After robust internal discussions, she and other officials did their best to carry out the policy, temporarily, by ordering a series of short-term holdups in the funding, while affirming in writing that they still planned to disburse it soon.
They specifically undertook an unusual maneuver, stopping the disbursements by adding a rare footnote to spending documents for Pentagon operations and maintenance efforts, which declared the Ukraine funding in particular was being held up for a week at a time. Then, over a period of about seven weeks, they tacked the footnote again and again onto eight such documents, each time as a temporary measure.
An unnamed lawyer at OMB, not wanting to participate in what appeared to be an illegal funding policy, decided to quit, as did another OMB official, according to congressional testimony by Mark Sandy, the office’s deputy associate director for national security and a 12-year veteran at the agency. OMB spokespeople have disputed the account, saying the resignations were not over the policy.
Bottom line for this comes from Chris Murphy of Connecticut. It kinda looks like a smoking gun to me!
I suppose the thing we should be very thankful for is that the entire remaining Trumpist players are not very bright but very very open and obvious. How’s this for saying it’s not a ‘smoking gun’ but a ‘confession’?
https://twitter.com/QasimRashid/status/1208557399549853697
So, yes Virginia! There is a Santa Claus! But, there are also Christmas monsters! It also appears that we can add the Mar a Lago Swamp Monster to the list!
So, my final read recommendation is this from the UK Guardian: “Nancy Pelosi: the woman who stood up to Trump”.
It was not how Pelosi, who once said Trump was “not worth” impeaching, had hoped to end a year that began with her historic, second ascension to the speakership.

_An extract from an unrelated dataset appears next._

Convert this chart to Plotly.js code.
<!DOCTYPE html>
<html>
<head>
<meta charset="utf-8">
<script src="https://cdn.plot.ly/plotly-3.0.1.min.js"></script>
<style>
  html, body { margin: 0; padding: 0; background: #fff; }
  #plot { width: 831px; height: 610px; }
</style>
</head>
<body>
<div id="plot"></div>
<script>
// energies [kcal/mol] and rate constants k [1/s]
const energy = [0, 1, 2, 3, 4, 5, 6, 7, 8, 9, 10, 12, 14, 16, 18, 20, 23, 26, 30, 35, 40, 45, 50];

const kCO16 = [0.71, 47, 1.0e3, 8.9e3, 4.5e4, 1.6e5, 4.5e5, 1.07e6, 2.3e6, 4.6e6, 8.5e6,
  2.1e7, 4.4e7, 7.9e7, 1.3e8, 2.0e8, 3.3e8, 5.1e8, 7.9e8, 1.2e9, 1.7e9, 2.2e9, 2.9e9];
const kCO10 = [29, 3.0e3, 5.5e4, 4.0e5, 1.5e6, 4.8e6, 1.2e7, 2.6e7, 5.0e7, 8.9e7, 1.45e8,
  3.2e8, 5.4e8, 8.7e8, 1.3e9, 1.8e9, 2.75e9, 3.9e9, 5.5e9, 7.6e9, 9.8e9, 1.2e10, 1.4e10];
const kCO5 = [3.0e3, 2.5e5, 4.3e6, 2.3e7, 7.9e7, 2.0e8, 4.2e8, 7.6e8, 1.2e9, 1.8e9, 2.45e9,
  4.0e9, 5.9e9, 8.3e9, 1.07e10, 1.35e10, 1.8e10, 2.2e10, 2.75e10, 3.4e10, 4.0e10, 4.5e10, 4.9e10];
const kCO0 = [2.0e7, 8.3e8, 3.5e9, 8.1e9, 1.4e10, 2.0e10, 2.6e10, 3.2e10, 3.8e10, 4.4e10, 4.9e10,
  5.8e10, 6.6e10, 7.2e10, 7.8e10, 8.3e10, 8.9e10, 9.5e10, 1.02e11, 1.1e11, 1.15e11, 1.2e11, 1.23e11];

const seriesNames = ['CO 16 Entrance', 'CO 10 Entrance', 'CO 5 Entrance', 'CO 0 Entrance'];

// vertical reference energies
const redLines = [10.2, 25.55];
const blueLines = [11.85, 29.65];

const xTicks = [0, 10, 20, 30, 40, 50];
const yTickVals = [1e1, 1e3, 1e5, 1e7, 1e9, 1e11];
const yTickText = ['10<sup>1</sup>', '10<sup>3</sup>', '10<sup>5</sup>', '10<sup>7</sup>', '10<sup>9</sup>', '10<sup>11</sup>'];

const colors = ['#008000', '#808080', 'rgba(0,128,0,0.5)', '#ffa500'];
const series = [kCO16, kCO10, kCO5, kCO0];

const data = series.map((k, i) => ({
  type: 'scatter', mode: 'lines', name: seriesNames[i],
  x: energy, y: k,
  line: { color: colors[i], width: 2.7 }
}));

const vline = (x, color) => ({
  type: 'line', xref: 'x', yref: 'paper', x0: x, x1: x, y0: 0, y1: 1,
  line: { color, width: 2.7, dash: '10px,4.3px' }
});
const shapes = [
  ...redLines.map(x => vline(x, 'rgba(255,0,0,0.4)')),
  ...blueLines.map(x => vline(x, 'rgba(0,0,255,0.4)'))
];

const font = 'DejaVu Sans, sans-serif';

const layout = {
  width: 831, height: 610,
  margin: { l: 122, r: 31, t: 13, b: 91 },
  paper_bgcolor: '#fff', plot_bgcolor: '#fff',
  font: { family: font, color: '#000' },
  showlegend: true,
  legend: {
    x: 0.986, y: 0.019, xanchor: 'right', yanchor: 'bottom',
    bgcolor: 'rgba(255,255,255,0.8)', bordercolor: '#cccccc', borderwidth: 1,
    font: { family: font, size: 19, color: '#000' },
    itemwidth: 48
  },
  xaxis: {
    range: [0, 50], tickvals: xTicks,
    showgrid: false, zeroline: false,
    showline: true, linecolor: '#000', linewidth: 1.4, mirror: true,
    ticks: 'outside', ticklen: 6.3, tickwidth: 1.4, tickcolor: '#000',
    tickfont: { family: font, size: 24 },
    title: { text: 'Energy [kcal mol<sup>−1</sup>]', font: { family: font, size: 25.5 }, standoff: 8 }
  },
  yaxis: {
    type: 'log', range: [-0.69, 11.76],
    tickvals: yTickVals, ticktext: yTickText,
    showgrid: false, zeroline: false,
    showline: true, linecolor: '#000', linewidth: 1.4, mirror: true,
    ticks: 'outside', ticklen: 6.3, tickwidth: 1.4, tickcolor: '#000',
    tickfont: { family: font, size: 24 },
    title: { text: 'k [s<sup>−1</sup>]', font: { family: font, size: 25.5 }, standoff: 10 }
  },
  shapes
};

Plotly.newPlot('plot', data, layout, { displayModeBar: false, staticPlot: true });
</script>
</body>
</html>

Pelosi, the first – and only – woman ever to serve as Speaker of the House, would rather be remembered for legislative accomplishments – the Affordable Care Act above all – than for impeachment. But Trump, Pelosi said, left her “no choice”. She quoted Thomas Paine: “The times have found us.”
In the wake of Trump’s impeachment, however, Democrats believe there was perhaps no leader better suited to the times.

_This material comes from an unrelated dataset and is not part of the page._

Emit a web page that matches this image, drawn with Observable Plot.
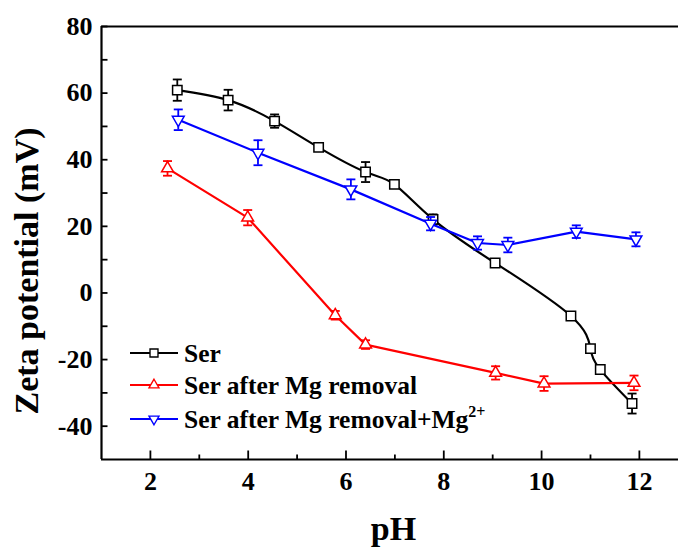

“She is, thank God, the exact right person in the right place at the right time,” said Leon Panetta, a former defense secretary and CIA director and a California native who’s known Pelosi for decades. “I’m not sure anybody else would have had the experience or capability to be able to do what she has done.”
“Donald Trump really has met his match with Nancy,” Panetta added.
Her grace under fire as speaker has earned comparisons to Sam Rayburn, the country’s longest-serving speaker, who died in 1961. One Democrat called her an “as good or better” legislative leader than Lyndon Johnson, who was a Senate majority leader before he was president.
And when the question is asked whether a female presidential candidate can beat Trump in 2020, the Democrats point to Pelosi, who “does it every single day”.
Even Senator Lindsey Graham, one of Trump’s fiercest defenders these days, is impressed. In an interview with CNN decrying the impeachment process, the South Carolina senator called it “quite a feat” that she was able to advance bipartisan legislation even as efforts to remove Trump cleaved the House – and the nation.
If there is a wish fulfilling jewel or a bag of endless gifts, I would like to ask it for one thing. Impeachment for Pence and Trump followed by the Speaker of the House taking the Oval Office. If I was really going to get greedy, I dream she goes back to her Speakership by resigning in favor of Hilary Clinton.
Isn’t great to have a dream during the longest night of the year?
What’s on your reading and blogging list today?